▶ _WORK REQUIRED_
Give again, word for word, the lines below that run from the line with "Clone this diagram in TikZ." through the line with "(D) at (493,367)". Drop the pictures.

▶ _RECORDS SUPPLIED_
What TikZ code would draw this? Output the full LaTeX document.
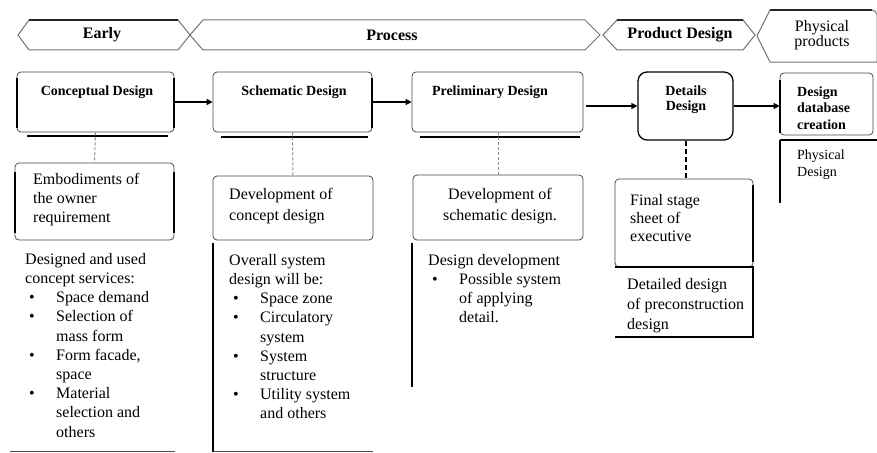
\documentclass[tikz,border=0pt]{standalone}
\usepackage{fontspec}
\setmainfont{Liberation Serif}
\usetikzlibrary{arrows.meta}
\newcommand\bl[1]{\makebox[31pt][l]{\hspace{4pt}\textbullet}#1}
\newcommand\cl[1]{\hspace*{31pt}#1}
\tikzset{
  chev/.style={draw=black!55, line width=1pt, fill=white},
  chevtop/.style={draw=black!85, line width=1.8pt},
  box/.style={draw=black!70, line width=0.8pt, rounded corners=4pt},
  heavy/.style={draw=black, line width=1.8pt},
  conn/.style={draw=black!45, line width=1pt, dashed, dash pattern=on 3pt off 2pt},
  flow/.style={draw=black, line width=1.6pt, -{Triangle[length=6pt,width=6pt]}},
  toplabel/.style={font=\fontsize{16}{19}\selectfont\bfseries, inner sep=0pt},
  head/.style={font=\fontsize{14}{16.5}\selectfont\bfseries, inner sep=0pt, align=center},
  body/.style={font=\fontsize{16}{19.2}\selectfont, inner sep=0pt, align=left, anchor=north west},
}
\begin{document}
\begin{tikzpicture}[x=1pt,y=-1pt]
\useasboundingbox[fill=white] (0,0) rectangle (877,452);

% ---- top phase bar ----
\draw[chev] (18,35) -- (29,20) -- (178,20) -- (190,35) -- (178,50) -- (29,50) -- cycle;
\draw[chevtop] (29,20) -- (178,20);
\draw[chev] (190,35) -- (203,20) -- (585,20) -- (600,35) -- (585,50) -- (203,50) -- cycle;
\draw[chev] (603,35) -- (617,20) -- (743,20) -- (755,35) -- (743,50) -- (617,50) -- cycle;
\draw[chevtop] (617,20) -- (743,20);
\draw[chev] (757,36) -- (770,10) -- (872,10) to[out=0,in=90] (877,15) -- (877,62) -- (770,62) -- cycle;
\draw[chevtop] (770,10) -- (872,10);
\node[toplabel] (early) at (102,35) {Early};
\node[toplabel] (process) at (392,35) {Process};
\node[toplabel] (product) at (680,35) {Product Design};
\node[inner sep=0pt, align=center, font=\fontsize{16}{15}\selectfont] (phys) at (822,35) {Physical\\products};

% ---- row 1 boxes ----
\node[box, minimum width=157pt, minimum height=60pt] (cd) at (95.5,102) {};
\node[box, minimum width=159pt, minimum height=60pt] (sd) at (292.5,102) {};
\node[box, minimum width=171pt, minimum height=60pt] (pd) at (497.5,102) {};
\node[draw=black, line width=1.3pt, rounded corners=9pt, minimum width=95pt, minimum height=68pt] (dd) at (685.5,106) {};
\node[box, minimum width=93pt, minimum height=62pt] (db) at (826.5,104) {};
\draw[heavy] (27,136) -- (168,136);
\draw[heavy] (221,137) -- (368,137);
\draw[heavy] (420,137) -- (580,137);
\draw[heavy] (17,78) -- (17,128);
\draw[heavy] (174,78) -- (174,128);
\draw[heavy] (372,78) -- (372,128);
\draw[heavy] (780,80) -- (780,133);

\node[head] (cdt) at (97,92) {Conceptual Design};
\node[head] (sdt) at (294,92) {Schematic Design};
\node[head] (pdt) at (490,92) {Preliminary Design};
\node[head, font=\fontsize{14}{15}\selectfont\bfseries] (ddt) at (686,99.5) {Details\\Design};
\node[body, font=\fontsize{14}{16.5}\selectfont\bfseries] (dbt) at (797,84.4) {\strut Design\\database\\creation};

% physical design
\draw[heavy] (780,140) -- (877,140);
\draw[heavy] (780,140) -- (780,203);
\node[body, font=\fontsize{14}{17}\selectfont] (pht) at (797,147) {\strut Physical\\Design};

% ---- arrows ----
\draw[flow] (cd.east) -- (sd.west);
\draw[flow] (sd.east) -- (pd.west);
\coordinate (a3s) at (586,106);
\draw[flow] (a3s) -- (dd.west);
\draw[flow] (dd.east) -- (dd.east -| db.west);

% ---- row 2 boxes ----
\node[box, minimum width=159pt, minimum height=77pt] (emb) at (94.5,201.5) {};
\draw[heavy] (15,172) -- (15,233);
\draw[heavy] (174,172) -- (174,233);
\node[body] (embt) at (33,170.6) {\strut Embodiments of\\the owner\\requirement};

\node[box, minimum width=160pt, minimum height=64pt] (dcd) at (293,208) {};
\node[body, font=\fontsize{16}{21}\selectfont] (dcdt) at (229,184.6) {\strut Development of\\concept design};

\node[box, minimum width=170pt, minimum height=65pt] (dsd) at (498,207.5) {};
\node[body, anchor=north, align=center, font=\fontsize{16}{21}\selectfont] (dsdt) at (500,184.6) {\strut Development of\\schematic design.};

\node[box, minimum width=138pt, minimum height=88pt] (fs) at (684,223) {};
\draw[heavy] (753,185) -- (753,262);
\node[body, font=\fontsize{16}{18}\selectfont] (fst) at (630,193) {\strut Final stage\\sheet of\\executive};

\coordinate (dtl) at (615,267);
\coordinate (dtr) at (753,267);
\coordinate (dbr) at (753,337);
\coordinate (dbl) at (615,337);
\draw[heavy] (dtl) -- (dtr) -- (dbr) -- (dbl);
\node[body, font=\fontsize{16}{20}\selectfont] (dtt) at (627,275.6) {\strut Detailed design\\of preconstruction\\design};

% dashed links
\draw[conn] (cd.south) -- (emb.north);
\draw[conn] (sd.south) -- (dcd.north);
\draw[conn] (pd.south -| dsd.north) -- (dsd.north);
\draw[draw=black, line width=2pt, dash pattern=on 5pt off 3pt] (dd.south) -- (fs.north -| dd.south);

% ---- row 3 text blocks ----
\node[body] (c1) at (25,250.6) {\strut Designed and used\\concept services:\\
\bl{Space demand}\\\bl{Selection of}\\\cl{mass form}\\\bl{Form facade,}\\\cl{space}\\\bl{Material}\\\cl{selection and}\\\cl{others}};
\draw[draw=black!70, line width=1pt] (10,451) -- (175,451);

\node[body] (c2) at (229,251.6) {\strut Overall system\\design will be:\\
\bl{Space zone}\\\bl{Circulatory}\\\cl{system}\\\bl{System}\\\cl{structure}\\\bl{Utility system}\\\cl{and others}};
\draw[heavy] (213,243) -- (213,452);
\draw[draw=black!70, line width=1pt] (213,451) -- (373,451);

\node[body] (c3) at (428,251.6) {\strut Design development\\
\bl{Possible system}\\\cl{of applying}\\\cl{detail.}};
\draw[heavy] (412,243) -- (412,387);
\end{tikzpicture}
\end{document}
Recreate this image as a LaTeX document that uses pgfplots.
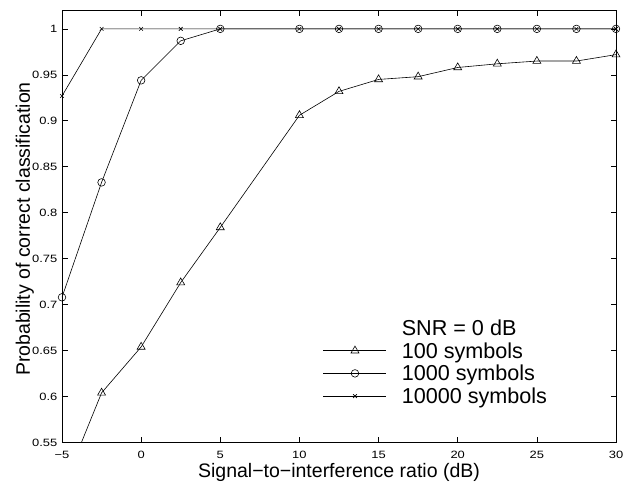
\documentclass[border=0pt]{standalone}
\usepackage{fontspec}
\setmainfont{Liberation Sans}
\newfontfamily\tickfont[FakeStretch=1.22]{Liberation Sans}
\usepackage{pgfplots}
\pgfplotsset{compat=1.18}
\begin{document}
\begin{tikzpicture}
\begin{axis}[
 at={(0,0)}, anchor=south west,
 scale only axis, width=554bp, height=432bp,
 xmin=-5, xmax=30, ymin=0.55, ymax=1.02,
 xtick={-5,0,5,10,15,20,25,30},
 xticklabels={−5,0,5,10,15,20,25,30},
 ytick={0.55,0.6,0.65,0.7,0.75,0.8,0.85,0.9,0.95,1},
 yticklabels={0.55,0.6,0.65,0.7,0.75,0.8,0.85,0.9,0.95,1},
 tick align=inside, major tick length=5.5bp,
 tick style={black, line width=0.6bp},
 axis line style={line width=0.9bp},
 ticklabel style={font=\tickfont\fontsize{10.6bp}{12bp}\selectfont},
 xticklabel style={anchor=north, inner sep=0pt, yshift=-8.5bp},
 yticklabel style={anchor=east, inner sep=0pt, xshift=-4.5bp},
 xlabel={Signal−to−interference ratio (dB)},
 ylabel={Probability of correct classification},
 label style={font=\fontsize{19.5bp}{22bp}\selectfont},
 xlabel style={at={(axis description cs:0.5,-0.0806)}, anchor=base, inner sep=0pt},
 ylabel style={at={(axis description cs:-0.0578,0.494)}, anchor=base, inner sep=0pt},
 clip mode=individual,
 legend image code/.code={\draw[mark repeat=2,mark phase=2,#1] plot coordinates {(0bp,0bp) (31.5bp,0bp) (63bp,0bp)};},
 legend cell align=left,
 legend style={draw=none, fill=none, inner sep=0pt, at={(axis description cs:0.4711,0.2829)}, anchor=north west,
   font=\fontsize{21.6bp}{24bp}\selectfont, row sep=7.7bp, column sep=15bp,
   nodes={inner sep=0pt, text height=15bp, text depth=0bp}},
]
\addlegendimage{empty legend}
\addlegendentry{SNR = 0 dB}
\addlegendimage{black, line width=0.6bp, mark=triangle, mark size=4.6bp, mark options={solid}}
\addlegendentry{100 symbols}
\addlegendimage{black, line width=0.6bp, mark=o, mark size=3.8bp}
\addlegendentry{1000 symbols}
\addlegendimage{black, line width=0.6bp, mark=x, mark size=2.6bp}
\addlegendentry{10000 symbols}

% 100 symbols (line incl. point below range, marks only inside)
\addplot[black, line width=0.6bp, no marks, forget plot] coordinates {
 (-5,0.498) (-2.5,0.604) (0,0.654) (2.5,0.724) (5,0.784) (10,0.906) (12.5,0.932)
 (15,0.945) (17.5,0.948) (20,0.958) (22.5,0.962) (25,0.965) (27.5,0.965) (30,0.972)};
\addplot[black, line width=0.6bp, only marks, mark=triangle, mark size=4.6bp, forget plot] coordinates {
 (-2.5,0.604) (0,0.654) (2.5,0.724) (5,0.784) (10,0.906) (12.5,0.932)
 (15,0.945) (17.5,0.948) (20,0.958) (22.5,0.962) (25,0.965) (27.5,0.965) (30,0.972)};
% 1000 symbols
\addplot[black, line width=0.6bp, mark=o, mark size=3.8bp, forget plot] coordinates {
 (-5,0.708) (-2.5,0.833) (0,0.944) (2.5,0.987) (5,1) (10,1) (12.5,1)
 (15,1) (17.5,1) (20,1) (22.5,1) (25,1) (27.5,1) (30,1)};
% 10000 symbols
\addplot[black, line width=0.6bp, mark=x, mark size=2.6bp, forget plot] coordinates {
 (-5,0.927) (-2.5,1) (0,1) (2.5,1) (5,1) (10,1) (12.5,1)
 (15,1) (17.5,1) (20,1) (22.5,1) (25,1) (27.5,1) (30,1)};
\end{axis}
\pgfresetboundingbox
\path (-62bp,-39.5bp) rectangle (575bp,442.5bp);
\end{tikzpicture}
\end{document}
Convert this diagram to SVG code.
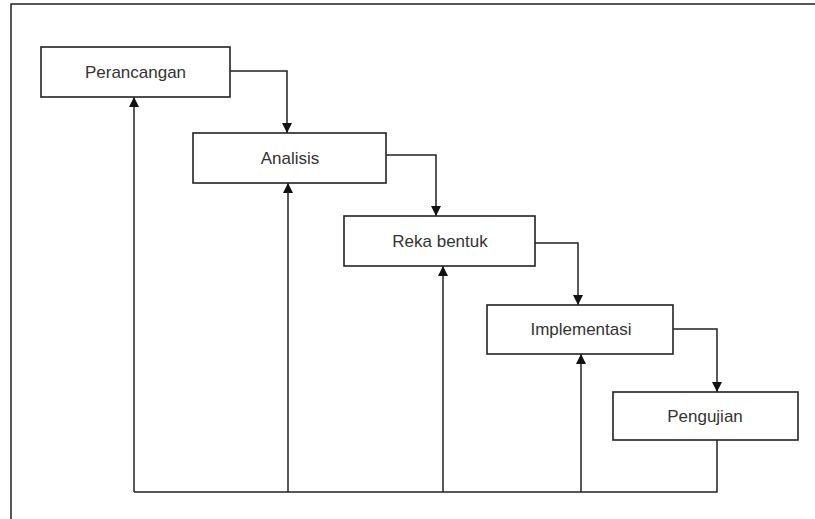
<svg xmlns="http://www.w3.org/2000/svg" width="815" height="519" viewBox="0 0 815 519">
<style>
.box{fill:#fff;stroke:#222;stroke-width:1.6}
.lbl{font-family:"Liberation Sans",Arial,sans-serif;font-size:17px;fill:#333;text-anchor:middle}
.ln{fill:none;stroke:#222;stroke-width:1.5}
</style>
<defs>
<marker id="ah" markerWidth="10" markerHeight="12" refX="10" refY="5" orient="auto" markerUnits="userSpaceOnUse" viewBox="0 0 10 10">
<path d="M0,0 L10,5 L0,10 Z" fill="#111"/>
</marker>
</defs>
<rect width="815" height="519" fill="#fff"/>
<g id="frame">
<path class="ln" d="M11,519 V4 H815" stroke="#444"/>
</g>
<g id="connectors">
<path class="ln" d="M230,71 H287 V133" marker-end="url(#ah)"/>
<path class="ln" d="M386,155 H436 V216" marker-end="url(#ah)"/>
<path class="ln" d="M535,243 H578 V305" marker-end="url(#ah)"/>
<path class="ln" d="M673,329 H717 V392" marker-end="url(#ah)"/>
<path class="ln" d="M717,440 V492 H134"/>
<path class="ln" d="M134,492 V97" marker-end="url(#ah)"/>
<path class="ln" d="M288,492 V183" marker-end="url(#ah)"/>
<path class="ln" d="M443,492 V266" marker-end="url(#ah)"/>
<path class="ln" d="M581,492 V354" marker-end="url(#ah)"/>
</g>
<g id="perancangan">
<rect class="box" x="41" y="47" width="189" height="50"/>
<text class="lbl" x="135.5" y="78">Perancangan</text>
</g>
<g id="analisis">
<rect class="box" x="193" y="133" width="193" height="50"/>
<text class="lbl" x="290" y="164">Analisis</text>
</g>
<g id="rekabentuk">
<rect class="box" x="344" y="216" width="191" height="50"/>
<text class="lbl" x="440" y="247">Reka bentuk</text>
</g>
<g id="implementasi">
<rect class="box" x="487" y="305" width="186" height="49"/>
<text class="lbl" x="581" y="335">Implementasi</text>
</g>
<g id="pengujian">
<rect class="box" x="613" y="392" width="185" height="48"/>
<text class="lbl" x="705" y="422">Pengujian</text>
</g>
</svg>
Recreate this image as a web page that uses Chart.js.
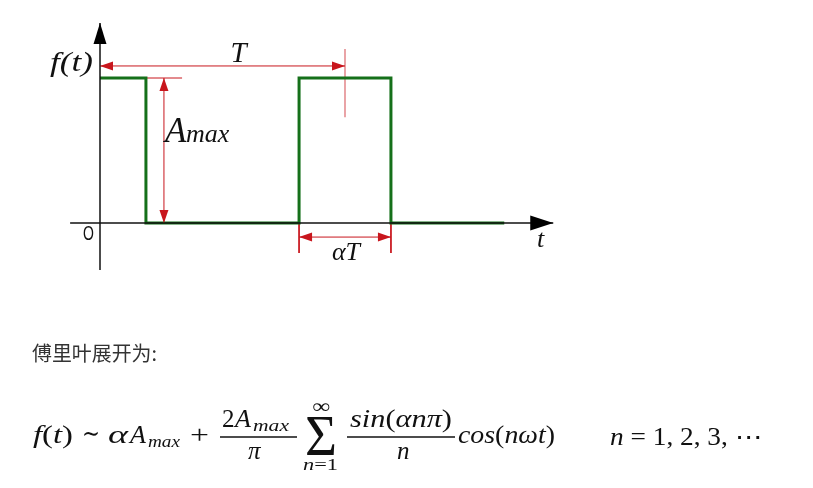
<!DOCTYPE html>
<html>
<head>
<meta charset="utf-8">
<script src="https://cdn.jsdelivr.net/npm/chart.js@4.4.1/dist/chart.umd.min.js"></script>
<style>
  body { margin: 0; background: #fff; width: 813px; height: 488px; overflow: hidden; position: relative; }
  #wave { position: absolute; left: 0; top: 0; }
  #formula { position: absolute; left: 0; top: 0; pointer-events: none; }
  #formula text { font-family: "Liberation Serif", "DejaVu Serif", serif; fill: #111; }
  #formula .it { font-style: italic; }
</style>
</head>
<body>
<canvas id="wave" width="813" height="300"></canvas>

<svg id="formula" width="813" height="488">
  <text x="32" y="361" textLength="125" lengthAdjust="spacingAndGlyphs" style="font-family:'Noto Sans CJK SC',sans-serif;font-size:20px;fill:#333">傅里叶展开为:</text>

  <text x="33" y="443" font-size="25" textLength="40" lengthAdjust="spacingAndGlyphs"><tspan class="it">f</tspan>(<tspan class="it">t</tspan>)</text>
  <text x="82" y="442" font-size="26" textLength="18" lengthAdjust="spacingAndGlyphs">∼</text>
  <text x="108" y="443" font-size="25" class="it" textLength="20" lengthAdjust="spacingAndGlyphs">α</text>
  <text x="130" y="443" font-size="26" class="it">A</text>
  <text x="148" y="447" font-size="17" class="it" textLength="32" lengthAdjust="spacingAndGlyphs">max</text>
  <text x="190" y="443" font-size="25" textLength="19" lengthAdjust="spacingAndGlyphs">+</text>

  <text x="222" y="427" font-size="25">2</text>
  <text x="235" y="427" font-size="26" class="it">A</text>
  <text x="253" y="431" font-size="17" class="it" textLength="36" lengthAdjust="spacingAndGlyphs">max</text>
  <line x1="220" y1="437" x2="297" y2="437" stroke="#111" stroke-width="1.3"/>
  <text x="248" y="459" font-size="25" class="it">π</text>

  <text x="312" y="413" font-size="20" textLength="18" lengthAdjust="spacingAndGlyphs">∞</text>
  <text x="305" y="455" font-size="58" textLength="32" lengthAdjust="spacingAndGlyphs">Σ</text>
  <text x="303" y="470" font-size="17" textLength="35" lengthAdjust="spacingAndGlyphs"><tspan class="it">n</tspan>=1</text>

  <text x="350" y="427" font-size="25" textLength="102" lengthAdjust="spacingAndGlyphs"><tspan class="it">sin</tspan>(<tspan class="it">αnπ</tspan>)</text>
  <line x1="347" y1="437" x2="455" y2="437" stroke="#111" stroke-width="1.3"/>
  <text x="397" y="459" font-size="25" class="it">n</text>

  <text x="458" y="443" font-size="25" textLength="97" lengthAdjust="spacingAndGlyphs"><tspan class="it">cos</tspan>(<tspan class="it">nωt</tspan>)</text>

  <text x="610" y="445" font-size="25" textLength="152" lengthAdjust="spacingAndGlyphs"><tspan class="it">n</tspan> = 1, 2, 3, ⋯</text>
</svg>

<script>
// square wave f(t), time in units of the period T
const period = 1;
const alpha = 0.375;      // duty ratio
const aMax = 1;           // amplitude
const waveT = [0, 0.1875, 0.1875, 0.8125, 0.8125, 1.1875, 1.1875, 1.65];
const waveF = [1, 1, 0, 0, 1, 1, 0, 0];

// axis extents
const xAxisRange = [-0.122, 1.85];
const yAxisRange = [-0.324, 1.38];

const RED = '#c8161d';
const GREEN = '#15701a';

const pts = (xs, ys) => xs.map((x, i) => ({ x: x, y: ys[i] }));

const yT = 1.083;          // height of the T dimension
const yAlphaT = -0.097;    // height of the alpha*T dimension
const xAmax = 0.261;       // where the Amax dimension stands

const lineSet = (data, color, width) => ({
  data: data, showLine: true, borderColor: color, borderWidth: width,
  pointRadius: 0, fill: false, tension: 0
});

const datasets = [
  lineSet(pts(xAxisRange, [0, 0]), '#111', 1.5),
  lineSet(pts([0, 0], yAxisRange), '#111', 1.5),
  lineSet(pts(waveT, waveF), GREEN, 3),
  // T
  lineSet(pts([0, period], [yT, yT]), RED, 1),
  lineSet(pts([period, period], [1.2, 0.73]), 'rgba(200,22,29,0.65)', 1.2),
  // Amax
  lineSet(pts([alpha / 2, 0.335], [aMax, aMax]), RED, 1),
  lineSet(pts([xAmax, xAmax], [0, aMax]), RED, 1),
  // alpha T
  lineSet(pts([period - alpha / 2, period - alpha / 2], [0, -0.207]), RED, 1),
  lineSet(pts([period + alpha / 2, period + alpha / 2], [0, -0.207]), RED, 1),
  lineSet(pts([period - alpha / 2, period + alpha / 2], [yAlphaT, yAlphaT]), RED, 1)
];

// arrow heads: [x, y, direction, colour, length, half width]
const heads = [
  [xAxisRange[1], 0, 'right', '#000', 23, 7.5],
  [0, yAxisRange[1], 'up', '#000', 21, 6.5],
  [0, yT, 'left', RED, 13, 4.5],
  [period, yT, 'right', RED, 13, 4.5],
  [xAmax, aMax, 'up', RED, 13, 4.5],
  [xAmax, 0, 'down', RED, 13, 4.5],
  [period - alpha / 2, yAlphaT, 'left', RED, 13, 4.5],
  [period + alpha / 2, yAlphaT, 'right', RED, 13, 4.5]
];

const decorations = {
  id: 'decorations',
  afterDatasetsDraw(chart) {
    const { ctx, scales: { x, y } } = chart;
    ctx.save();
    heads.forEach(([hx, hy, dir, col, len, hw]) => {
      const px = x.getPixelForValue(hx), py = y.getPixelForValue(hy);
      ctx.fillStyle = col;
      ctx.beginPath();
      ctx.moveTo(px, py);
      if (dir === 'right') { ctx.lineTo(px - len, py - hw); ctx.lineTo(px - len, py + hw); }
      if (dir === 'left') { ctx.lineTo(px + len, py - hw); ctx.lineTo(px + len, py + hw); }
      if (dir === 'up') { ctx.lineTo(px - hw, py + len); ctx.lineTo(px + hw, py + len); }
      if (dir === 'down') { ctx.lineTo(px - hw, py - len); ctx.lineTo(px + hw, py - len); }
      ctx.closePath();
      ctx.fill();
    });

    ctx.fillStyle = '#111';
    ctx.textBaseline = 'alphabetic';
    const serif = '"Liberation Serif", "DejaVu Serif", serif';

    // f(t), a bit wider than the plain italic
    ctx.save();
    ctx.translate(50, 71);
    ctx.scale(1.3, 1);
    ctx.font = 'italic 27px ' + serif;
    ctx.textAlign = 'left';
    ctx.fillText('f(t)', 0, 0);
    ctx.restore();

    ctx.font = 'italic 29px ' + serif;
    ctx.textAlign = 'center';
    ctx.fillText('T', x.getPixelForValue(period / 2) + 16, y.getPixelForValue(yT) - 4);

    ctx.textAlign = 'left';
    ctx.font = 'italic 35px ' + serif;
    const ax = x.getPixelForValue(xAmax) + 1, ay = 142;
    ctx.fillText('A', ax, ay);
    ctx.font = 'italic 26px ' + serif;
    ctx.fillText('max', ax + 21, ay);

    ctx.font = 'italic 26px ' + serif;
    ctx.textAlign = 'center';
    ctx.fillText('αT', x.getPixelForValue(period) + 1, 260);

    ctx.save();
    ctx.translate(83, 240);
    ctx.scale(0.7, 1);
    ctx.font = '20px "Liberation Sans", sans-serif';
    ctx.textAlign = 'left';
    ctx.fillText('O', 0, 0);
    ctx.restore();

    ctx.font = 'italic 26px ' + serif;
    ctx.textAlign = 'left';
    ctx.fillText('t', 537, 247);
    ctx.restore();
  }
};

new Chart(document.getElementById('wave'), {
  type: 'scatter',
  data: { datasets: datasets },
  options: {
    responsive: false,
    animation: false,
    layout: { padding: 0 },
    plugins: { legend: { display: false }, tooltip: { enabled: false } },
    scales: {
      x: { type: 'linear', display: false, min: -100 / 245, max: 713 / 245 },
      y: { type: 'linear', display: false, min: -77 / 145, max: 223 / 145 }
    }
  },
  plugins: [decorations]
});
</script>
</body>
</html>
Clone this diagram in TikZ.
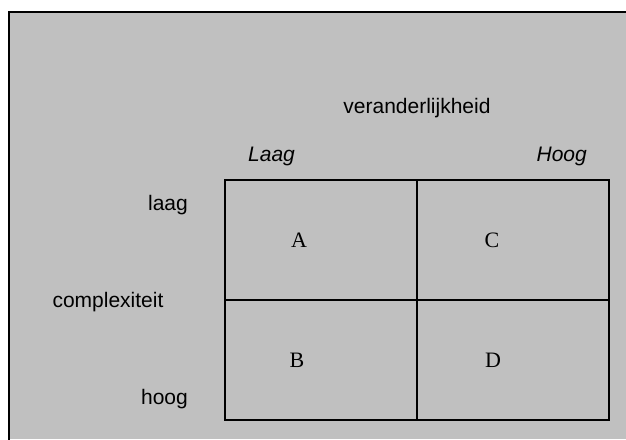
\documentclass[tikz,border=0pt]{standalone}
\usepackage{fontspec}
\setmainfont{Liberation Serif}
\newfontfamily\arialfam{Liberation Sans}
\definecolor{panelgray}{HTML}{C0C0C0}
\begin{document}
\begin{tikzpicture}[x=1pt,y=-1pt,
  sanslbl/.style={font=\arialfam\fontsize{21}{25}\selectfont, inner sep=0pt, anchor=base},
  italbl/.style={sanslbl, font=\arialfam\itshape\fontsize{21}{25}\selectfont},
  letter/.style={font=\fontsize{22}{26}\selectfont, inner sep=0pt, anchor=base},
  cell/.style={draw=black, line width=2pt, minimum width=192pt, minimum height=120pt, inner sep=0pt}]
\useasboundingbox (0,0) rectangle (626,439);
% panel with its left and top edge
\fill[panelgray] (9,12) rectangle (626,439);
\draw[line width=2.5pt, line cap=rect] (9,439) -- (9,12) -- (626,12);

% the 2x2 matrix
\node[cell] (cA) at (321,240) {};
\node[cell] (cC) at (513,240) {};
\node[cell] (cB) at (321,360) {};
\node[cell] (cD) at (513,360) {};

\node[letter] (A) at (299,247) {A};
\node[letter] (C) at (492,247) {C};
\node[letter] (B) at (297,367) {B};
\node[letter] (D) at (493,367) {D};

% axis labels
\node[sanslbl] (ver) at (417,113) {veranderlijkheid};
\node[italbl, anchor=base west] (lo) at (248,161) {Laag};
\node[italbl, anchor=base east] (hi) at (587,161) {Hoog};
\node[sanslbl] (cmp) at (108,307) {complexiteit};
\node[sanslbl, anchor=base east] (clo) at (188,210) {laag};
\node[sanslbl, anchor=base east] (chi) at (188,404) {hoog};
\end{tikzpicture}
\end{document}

▶ _PROBLEM SOLUTION_
Clone this diagram in TikZ.
\documentclass[tikz,border=0pt]{standalone}
\usepackage{fontspec}
\setmainfont{Liberation Serif}
\newfontfamily\arialfam{Liberation Sans}
\definecolor{panelgray}{HTML}{C0C0C0}
\begin{document}
\begin{tikzpicture}[x=1pt,y=-1pt,
  sanslbl/.style={font=\arialfam\fontsize{21}{25}\selectfont, inner sep=0pt, anchor=base},
  italbl/.style={sanslbl, font=\arialfam\itshape\fontsize{21}{25}\selectfont},
  letter/.style={font=\fontsize{22}{26}\selectfont, inner sep=0pt, anchor=base},
  cell/.style={draw=black, line width=2pt, minimum width=192pt, minimum height=120pt, inner sep=0pt}]
\useasboundingbox (0,0) rectangle (626,439);
% panel with its left and top edge
\fill[panelgray] (9,12) rectangle (626,439);
\draw[line width=2.5pt, line cap=rect] (9,439) -- (9,12) -- (626,12);

% the 2x2 matrix
\node[cell] (cA) at (321,240) {};
\node[cell] (cC) at (513,240) {};
\node[cell] (cB) at (321,360) {};
\node[cell] (cD) at (513,360) {};

\node[letter] (A) at (299,247) {A};
\node[letter] (C) at (492,247) {C};
\node[letter] (B) at (297,367) {B};
\node[letter] (D) at (493,367) {D};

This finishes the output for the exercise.